My policies didn't break. The deployment gates I built worked exactly as designed, but none of that mattered since my security model ended at admission time, and everything after the pod was running was basically a black box. I had zero visibility into what the workloads were actually doing at runtime. This is the runtime security gap, and it's not theoretical. It's the distance between "this image was acceptable when we approved it" and "this workload is doing only what we expect it to do right now."
I had solved the supply-chain problem way faster than the runtime problem. Strong gates, good scanning, all of that, but visibility into running workloads is a different beast entirely since it requires observability into runtime behavior, not just cluster configuration. Defender for Containers fills exactly this gap.
Posture vs. Runtime: The Distinction That Matters
Before going further, this distinction matters because these aren't the same problem and they can't be solved by the same tools.
Security posture is what I can measure at rest: does the cluster have Network Policy support? Are Pod Security Standards enforced? Is RBAC configured? Did image scanning find vulnerabilities? I can build a checklist for all of this and answer these questions at deployment time or during a compliance scan.
Runtime behavior is what I can only see while things are running: what processes does a container spawn? What does it download? What network connections does it attempt? Does the active workload match the image I deployed? These are dynamic questions that require continuous observation, and no checklist is going to help here.
The thing is, posture controls are necessary but they're nowhere near sufficient. An attacker who compromises a pod doesn't care whether it was scanned before deployment.

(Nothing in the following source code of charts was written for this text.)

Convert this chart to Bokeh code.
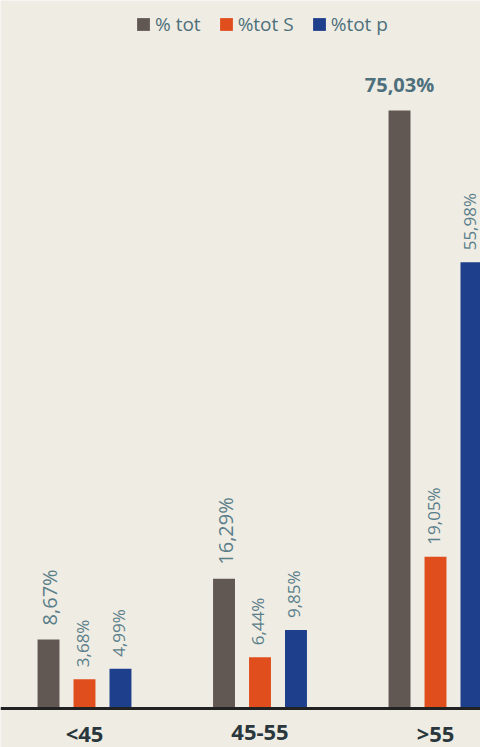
from bokeh.plotting import figure
from bokeh.models import ColumnDataSource, Range1d, Span, Legend, LegendItem
from bokeh.core.properties import value
from bokeh.embed import file_html
from bokeh.resources import INLINE
import math

categories = ["<45", "45-55", ">55"]
series_names = ["% tot", "%tot S", "%tot p"]
tot = [8.67, 16.29, 75.03]
tot_s = [3.68, 6.44, 19.05]
tot_p = [4.99, 9.85, 55.98]

colors = ["#625853", "#E04E1D", "#1E3F8C"]
offsets = [-0.205, 0.0, 0.205]
BG = "#EFECE3"
LABEL_COLOR = "#5a7e8a"
FONT = "Open Sans"

def fmt(v):
    return f"{v:.2f}".replace(".", ",") + "%"

p = figure(width=480, height=747, output_backend="svg", toolbar_location=None,
           x_range=Range1d(-0.4786, 2.2564), y_range=Range1d(-4.89, 88.83),
           min_border=0, min_border_left=0, min_border_right=0,
           min_border_top=0, min_border_bottom=0)
p.background_fill_color = BG
p.border_fill_color = BG
p.outline_line_color = None
p.xgrid.visible = False
p.ygrid.visible = False
p.xaxis.visible = False
p.yaxis.visible = False

xs = list(range(len(categories)))
renderers = []
for vals, name, col, off in zip([tot, tot_s, tot_p], series_names, colors, offsets):
    src = ColumnDataSource(dict(x=[i + off for i in xs], top=vals,
                                label=[fmt(v) for v in vals]))
    r = p.vbar(x="x", top="top", bottom=0, width=0.125, source=src,
               fill_color=col, line_color=None)
    renderers.append((name, r))
    if name == "% tot":
        vmax = max(vals)
        rot = ColumnDataSource(dict(x=[src.data["x"][i] for i, v in enumerate(vals) if v != vmax],
                                    y=[v for v in vals if v != vmax],
                                    label=[fmt(v) for v in vals if v != vmax]))
        p.text(x="x", y="y", text="label", source=rot, angle=math.pi / 2,
               text_align="left", text_baseline="middle", y_offset=-14, x_offset=1,
               text_font=value(FONT), text_font_size="20px", text_color=LABEL_COLOR)
        hor = ColumnDataSource(dict(x=[src.data["x"][i] for i, v in enumerate(vals) if v == vmax],
                                    y=[vmax], label=[fmt(vmax)]))
        p.text(x="x", y="y", text="label", source=hor,
               text_align="center", text_baseline="bottom", y_offset=-12,
               text_font=value(FONT), text_font_style="bold", text_font_size="20px",
               text_color="#4d707c")
    else:
        p.text(x="x", y="top", text="label", source=src, angle=math.pi / 2,
               text_align="left", text_baseline="middle", y_offset=-12, x_offset=-2,
               text_font=value(FONT), text_font_size="17px", text_color=LABEL_COLOR)

# baseline axis line
p.add_layout(Span(location=0, dimension="width", line_color="#222222", line_width=3))

# category labels
cat_src = ColumnDataSource(dict(x=xs, y=[0] * len(xs), label=categories))
p.text(x="x", y="y", text="label", source=cat_src, text_align="center",
       text_baseline="middle", y_offset=24, text_font=value(FONT),
       text_font_style="bold", text_font_size="22px", text_color="#2a373d")

legend = Legend(items=[LegendItem(label=n, renderers=[r]) for n, r in renderers],
                orientation="horizontal", location=(135, 710),
                background_fill_alpha=0, border_line_color=None,
                padding=0, margin=0, spacing=17, label_standoff=4,
                glyph_width=16, glyph_height=16, label_height=16,
                label_text_font=FONT, label_text_font_size="19px",
                label_text_color="#4d707c")
p.add_layout(legend)

open("out.html", "w").write(file_html(p, INLINE))
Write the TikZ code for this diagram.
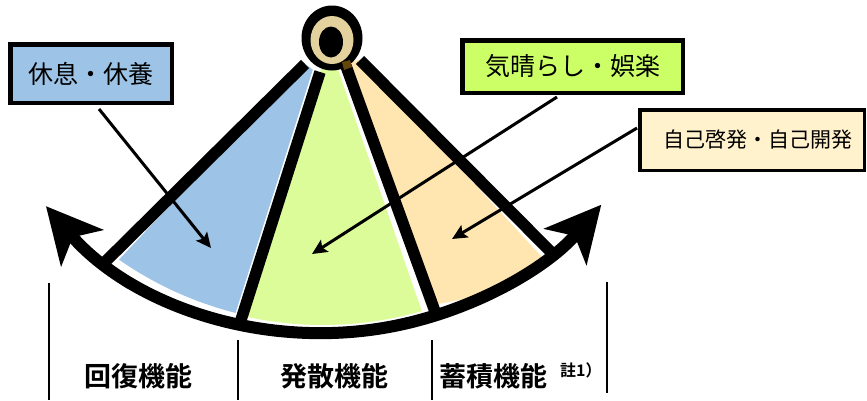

A vulnerability that emerges after your image was baked doesn't respect your admission controls, and malicious behavior happens in the running pod, not in the image artifact you stored in a registry. You can ace every compliance scan and still be completely blind to what's happening inside your workloads. That's the uncomfortable part.
Why Does Vulnerability Debt Keep Growing?
Build-time scanning is valuable, but vulnerabilities get disclosed after images are baked, and running containers don't purge themselves when a new CVE drops. Knowing you have vulnerability debt and being able to triage it are different things entirely.
The spreadsheet approach (image name, CVE ID, severity, pod count) is basically useless since it strips all context. What actually matters is whether the vulnerable package is actually present in the running container or was mitigated during build - this distinction alone eliminates a surprising number of false alarms. Beyond that, you need to know if the workload is externally exposed, what the actual attack surface looks like, whether the vulnerability requires a specific version of a dependent library that isn't present, and how difficult it is to patch and redeploy without breaking other workloads.
None of these are answerable by scanning a registry. They require connecting vulnerability data to runtime context, which is the thing that takes actual effort and thought. That connection is where Defender becomes valuable. It's not that Defender finds vulnerabilities registry scanning doesn't find, it's that Defender connects vulnerability data to runtime exposure and behavior, transforming a meaningless list into something you can actually act on.
How Defender for Containers Works
Defender operates across two modes of visibility, and understanding the distinction is pretty essential to using it effectively, so let's walk through them.
Agentless visibility comes from API-driven scanning. Defender connects to your container registry and scans images for vulnerabilities, malware, and misconfigurations, then examines the Kubernetes API to understand cluster configuration, pod specifications, and network policies. This requires no agent on your nodes and has minimal overhead, which is why I'd recommend starting here. Now, agentless visibility is broad but shallow. It can't see runtime behavior, so you get good coverage of what's deployed but zero insight into what those workloads are actually doing.
Sensor-based visibility comes from runtime agents deployed to your nodes (basically a DaemonSet that watches everything). These agents observe process execution, network activity, and file system access. They understand what binaries are running, what system calls are being made, what files are being written. This is where you get runtime behavior data, and also where you spend more infrastructure to collect, store, and process it. Narrower in scope but much deeper in detail.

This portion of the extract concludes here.